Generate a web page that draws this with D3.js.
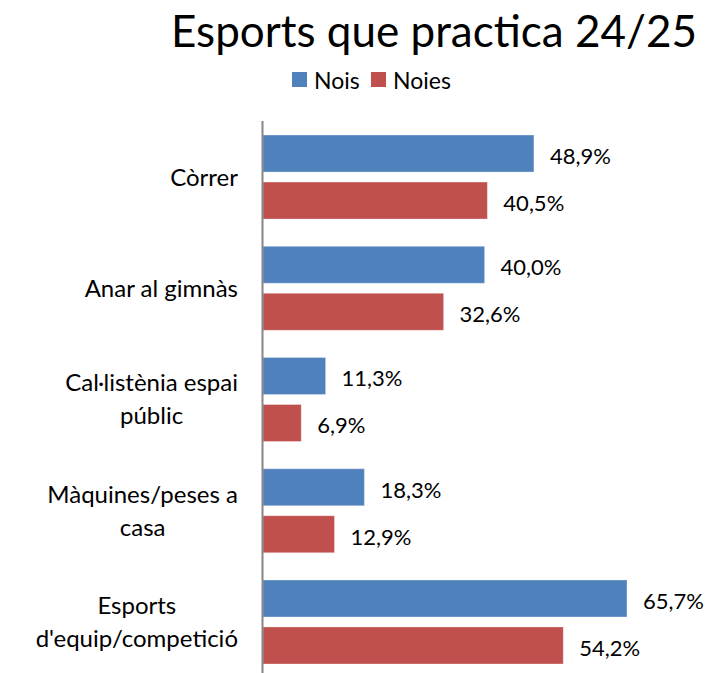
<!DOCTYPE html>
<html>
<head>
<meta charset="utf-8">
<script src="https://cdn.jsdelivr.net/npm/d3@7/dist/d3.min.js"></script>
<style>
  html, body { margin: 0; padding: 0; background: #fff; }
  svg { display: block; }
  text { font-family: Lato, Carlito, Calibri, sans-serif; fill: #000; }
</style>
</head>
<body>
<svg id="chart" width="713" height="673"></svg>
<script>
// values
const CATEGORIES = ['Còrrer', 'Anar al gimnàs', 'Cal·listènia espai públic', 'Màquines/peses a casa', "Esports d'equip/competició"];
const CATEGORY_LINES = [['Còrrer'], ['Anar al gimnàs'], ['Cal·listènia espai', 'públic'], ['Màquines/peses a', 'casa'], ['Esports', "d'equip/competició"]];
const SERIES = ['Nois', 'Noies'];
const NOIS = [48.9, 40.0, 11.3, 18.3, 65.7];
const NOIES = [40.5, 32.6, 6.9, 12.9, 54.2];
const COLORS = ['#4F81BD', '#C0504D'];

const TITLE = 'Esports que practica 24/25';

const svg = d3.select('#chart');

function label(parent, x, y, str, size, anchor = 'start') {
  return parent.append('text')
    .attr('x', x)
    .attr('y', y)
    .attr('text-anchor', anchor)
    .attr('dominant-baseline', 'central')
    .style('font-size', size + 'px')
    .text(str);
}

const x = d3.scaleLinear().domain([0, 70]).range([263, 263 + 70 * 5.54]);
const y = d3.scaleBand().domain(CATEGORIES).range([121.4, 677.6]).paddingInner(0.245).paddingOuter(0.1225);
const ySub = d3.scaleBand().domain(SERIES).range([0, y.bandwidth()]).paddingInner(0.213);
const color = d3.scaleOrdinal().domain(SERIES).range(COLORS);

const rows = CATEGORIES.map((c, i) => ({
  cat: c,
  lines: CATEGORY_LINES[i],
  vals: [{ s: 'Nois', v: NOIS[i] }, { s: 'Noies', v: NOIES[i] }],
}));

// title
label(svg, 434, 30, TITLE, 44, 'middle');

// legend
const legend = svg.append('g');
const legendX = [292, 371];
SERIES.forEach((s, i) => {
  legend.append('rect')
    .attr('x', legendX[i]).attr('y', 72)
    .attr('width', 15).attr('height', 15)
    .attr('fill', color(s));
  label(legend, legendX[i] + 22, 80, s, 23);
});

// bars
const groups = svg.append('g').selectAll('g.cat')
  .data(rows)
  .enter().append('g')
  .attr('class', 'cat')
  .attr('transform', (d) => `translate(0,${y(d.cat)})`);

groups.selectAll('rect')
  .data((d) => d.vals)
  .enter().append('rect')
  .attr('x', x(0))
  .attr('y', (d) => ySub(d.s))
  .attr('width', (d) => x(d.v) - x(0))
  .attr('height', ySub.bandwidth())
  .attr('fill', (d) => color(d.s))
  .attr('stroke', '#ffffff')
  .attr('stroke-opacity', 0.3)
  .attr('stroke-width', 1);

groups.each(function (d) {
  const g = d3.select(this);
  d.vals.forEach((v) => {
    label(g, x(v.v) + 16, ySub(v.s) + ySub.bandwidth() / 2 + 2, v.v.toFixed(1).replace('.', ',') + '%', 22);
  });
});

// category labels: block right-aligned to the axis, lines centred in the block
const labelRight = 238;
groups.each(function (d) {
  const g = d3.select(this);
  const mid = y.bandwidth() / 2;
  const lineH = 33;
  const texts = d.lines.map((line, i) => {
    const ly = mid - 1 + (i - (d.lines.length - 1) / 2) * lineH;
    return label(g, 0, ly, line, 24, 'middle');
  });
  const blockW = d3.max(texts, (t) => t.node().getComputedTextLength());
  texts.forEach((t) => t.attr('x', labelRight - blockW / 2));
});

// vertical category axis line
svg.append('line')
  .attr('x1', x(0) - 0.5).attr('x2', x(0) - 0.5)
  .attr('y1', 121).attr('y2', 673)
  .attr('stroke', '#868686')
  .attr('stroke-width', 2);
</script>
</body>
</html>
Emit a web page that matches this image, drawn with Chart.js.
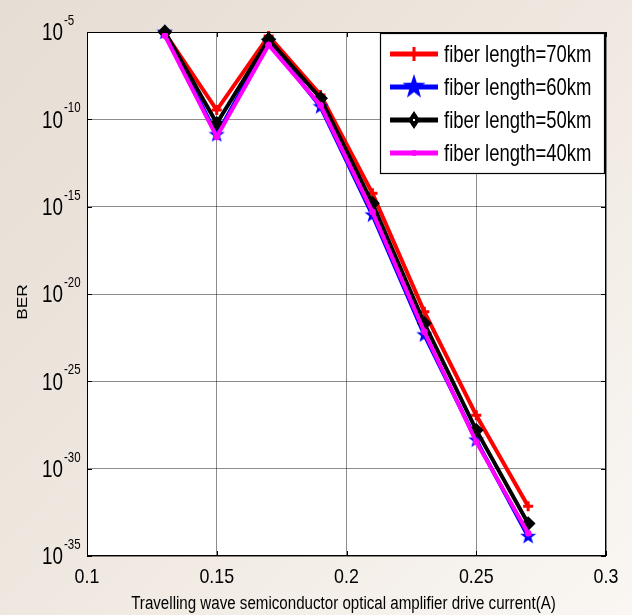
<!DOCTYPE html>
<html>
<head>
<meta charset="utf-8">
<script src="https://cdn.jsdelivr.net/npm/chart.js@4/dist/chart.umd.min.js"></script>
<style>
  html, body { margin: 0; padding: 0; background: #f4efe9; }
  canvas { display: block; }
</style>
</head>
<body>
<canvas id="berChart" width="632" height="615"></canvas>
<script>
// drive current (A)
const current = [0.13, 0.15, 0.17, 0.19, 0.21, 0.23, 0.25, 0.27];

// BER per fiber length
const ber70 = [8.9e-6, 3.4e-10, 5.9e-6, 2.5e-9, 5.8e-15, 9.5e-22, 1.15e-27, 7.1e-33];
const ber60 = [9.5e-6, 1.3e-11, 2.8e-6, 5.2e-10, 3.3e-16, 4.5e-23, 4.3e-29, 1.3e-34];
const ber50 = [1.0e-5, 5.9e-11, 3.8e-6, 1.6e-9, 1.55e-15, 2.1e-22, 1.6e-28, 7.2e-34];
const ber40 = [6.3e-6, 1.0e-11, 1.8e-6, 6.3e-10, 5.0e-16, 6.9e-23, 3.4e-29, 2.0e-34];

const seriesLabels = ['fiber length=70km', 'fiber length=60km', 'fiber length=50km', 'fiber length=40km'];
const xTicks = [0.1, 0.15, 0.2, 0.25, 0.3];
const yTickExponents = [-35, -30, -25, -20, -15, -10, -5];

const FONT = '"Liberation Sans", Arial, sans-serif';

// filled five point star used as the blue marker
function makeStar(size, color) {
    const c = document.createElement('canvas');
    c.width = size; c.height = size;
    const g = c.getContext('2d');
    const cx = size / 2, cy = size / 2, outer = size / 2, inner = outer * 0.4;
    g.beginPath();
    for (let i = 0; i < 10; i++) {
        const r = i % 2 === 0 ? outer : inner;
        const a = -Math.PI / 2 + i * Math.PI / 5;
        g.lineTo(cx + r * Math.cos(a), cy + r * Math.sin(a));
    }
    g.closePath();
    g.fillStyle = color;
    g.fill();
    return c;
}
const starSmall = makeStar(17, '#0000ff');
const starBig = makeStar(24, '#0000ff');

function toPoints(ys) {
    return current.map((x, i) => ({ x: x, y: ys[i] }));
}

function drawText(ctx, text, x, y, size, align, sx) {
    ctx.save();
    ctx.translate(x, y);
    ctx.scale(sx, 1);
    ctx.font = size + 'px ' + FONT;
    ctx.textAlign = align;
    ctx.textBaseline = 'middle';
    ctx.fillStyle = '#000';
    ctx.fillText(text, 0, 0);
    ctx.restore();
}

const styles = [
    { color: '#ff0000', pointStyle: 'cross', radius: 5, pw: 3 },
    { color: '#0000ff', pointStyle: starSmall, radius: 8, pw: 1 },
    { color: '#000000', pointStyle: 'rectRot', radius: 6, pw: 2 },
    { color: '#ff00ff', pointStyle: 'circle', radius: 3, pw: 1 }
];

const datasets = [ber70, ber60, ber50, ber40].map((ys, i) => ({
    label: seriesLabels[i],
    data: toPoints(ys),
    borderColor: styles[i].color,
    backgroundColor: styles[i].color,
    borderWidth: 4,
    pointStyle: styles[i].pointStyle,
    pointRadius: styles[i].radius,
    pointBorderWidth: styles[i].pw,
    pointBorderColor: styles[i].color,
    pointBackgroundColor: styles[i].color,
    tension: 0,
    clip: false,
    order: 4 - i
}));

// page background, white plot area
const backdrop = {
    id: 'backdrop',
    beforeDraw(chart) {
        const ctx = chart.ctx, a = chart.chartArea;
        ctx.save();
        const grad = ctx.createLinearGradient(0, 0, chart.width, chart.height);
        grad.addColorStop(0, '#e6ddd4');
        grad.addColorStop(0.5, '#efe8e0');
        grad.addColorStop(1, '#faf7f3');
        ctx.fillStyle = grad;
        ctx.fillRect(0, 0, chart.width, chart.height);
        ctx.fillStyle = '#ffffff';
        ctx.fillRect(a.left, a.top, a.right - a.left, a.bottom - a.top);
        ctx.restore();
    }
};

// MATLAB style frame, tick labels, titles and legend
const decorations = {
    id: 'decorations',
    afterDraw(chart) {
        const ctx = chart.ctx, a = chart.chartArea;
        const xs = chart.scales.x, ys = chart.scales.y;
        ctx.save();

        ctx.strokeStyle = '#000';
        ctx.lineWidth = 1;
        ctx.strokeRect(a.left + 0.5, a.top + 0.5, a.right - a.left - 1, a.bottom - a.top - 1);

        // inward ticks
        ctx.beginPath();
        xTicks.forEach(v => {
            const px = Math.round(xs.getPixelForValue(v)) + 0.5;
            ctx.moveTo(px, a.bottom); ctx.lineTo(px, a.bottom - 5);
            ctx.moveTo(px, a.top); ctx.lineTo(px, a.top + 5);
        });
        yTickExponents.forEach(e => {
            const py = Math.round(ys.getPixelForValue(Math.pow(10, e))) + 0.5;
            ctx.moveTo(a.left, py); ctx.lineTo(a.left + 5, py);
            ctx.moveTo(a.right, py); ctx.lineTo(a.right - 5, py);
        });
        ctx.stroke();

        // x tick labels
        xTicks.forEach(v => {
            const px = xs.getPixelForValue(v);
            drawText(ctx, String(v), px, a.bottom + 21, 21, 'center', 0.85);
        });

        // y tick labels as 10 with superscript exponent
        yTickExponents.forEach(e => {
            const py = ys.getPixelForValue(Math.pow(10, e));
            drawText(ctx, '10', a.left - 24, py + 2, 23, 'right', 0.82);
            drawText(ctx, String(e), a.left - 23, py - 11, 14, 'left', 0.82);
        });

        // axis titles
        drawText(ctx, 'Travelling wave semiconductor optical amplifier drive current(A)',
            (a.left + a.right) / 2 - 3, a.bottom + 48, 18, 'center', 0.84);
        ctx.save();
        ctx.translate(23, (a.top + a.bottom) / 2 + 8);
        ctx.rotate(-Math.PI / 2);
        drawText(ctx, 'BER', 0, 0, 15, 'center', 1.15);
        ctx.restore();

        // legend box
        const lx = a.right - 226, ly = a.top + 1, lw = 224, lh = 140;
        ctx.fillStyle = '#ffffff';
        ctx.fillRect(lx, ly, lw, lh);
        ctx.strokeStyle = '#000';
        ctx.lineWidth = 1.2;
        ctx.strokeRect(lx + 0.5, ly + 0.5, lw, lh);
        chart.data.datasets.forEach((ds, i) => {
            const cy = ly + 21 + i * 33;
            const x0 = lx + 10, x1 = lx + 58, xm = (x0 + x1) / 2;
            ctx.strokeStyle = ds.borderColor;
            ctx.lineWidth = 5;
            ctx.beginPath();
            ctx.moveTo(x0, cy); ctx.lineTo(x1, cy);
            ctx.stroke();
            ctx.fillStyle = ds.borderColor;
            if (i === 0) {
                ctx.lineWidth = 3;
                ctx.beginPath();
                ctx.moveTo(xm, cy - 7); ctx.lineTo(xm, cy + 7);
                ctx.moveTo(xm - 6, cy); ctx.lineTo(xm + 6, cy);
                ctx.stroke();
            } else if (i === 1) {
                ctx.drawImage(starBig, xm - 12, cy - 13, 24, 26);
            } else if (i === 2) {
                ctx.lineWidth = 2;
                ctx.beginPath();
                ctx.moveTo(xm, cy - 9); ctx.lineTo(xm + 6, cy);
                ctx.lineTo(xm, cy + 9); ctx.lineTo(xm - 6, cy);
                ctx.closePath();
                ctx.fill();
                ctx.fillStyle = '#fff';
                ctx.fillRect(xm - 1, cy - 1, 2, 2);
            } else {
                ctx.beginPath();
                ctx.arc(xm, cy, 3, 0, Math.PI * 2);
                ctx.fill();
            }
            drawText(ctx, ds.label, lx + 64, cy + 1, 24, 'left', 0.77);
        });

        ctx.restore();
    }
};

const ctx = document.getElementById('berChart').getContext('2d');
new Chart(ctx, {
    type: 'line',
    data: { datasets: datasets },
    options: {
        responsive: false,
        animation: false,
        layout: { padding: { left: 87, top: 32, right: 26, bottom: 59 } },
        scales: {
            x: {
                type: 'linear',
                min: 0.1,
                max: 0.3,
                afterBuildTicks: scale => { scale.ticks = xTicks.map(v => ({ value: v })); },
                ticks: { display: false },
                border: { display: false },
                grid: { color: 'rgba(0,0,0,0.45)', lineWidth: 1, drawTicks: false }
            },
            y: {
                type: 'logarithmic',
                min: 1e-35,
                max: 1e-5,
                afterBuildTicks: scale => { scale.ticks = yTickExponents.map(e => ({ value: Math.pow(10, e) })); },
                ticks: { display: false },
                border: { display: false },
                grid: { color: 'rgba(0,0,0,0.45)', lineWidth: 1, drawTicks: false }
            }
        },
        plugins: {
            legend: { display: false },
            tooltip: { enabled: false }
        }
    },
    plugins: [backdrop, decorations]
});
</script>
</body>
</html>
----------
#### [Exercise task]
Skip the pictures and restate exactly the lines from the beginning of the listing to the line with "const color = d3.scaleOrdinal().domain(SERIES).range(COLORS);", that line included.

#### [Task output]
Generate a web page that draws this with D3.js.
<!DOCTYPE html>
<html>
<head>
<meta charset="utf-8">
<script src="https://cdn.jsdelivr.net/npm/d3@7/dist/d3.min.js"></script>
<style>
  html, body { margin: 0; padding: 0; background: #fff; }
  svg { display: block; }
  text { font-family: Lato, Carlito, Calibri, sans-serif; fill: #000; }
</style>
</head>
<body>
<svg id="chart" width="713" height="673"></svg>
<script>
// values
const CATEGORIES = ['Còrrer', 'Anar al gimnàs', 'Cal·listènia espai públic', 'Màquines/peses a casa', "Esports d'equip/competició"];
const CATEGORY_LINES = [['Còrrer'], ['Anar al gimnàs'], ['Cal·listènia espai', 'públic'], ['Màquines/peses a', 'casa'], ['Esports', "d'equip/competició"]];
const SERIES = ['Nois', 'Noies'];
const NOIS = [48.9, 40.0, 11.3, 18.3, 65.7];
const NOIES = [40.5, 32.6, 6.9, 12.9, 54.2];
const COLORS = ['#4F81BD', '#C0504D'];

const TITLE = 'Esports que practica 24/25';

const svg = d3.select('#chart');

function label(parent, x, y, str, size, anchor = 'start') {
  return parent.append('text')
    .attr('x', x)
    .attr('y', y)
    .attr('text-anchor', anchor)
    .attr('dominant-baseline', 'central')
    .style('font-size', size + 'px')
    .text(str);
}

const x = d3.scaleLinear().domain([0, 70]).range([263, 263 + 70 * 5.54]);
const y = d3.scaleBand().domain(CATEGORIES).range([121.4, 677.6]).paddingInner(0.245).paddingOuter(0.1225);
const ySub = d3.scaleBand().domain(SERIES).range([0, y.bandwidth()]).paddingInner(0.213);
const color = d3.scaleOrdinal().domain(SERIES).range(COLORS);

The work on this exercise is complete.